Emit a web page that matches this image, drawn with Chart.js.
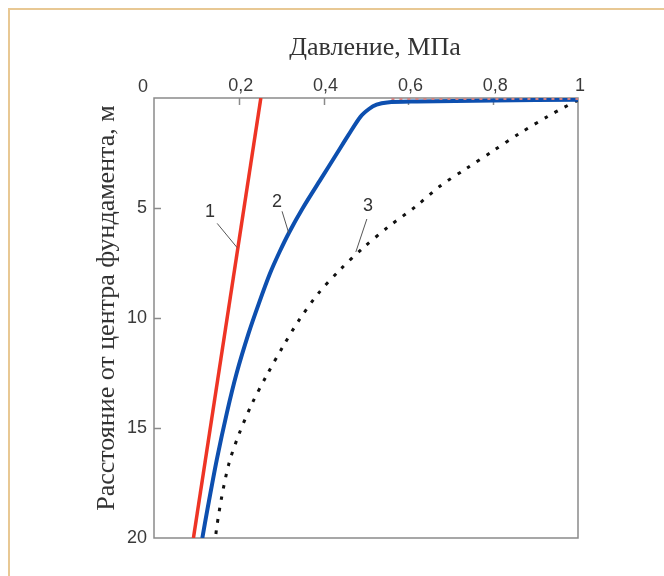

...

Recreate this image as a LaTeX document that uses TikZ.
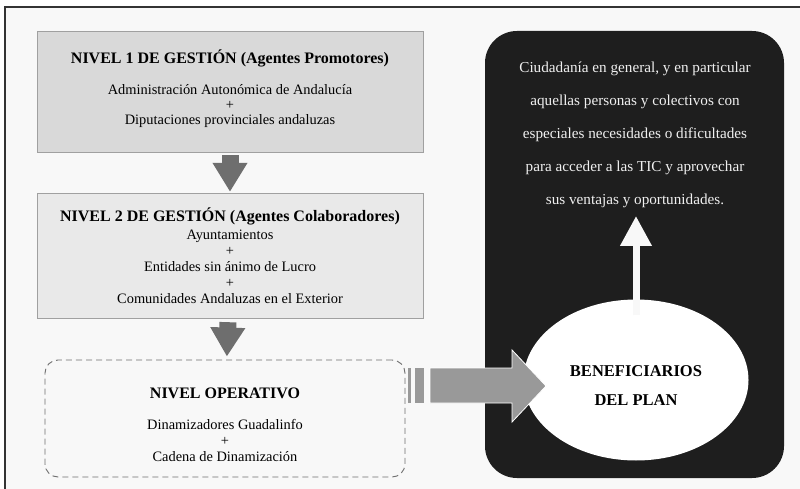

* * *

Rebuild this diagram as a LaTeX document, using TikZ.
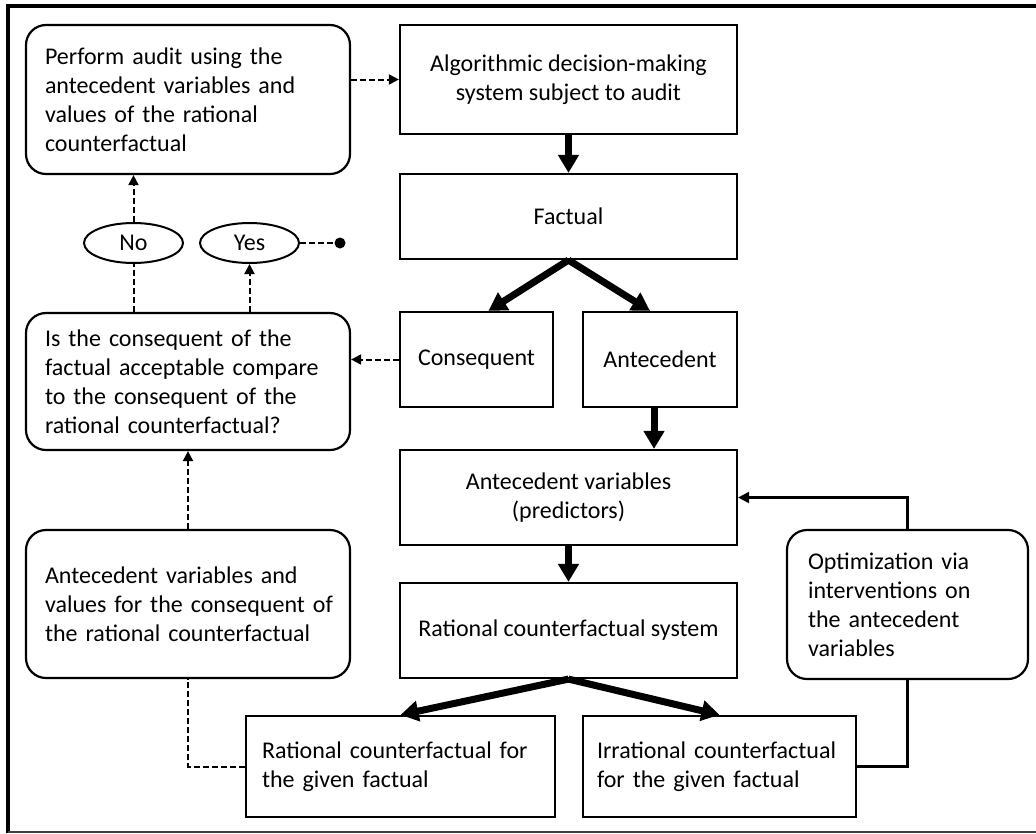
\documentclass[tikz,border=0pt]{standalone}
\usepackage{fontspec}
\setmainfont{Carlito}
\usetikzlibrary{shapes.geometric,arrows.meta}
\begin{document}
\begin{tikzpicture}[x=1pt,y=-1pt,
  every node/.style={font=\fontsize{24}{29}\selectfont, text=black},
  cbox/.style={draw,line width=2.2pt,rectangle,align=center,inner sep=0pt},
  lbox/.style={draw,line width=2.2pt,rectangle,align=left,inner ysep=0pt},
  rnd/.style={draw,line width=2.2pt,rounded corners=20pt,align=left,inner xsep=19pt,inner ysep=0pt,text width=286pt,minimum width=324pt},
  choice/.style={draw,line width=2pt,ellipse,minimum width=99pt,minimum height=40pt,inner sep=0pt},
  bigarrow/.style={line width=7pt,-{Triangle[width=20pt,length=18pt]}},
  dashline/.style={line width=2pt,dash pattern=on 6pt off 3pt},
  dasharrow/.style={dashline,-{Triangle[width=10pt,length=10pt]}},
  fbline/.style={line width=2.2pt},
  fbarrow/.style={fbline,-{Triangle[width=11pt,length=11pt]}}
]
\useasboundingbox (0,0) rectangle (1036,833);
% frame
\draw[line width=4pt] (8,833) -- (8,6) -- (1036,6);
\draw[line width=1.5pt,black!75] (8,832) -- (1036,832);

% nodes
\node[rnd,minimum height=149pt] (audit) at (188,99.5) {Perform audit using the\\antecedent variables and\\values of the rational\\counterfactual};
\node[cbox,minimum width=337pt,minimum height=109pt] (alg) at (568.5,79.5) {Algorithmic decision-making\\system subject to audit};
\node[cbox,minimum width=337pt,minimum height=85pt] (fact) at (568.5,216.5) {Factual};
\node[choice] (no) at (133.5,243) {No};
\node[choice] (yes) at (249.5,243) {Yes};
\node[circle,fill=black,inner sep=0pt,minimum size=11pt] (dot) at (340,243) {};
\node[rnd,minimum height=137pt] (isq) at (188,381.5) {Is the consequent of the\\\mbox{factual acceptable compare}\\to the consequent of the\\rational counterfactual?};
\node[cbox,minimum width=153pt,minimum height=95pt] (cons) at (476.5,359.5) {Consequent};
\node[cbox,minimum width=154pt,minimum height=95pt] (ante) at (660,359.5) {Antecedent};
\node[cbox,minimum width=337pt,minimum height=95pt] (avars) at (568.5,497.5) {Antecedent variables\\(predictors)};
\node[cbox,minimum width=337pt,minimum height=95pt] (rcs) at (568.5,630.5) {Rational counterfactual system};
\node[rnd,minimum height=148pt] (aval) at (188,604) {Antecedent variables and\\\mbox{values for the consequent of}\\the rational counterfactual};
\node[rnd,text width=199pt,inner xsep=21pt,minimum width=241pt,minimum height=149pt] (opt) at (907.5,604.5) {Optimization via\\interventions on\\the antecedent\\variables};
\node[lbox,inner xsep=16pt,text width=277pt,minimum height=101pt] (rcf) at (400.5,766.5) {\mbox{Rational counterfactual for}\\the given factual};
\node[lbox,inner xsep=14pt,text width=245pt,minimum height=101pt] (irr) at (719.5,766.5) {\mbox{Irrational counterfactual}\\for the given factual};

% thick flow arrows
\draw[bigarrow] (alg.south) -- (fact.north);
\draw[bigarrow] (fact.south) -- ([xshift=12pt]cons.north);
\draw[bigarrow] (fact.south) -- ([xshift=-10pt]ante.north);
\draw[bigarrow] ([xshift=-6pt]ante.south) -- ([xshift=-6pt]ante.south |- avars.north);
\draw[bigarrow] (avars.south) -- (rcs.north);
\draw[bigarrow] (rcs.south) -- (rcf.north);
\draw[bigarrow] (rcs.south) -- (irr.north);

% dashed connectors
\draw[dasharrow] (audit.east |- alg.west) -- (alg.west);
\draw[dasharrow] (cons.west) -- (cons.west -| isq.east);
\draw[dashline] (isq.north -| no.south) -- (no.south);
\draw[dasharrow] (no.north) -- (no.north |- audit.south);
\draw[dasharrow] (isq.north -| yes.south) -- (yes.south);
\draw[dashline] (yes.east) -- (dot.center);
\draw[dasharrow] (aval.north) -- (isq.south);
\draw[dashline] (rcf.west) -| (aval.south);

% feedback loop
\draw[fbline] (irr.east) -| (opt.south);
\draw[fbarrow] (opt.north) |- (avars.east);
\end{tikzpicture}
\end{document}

# [The problem]
Show the lines that mention the word "image".

# [Response to the exercise]
Emit a web page that matches this image, drawn with Chart.js.
Recreate this image as a LaTeX document that uses TikZ.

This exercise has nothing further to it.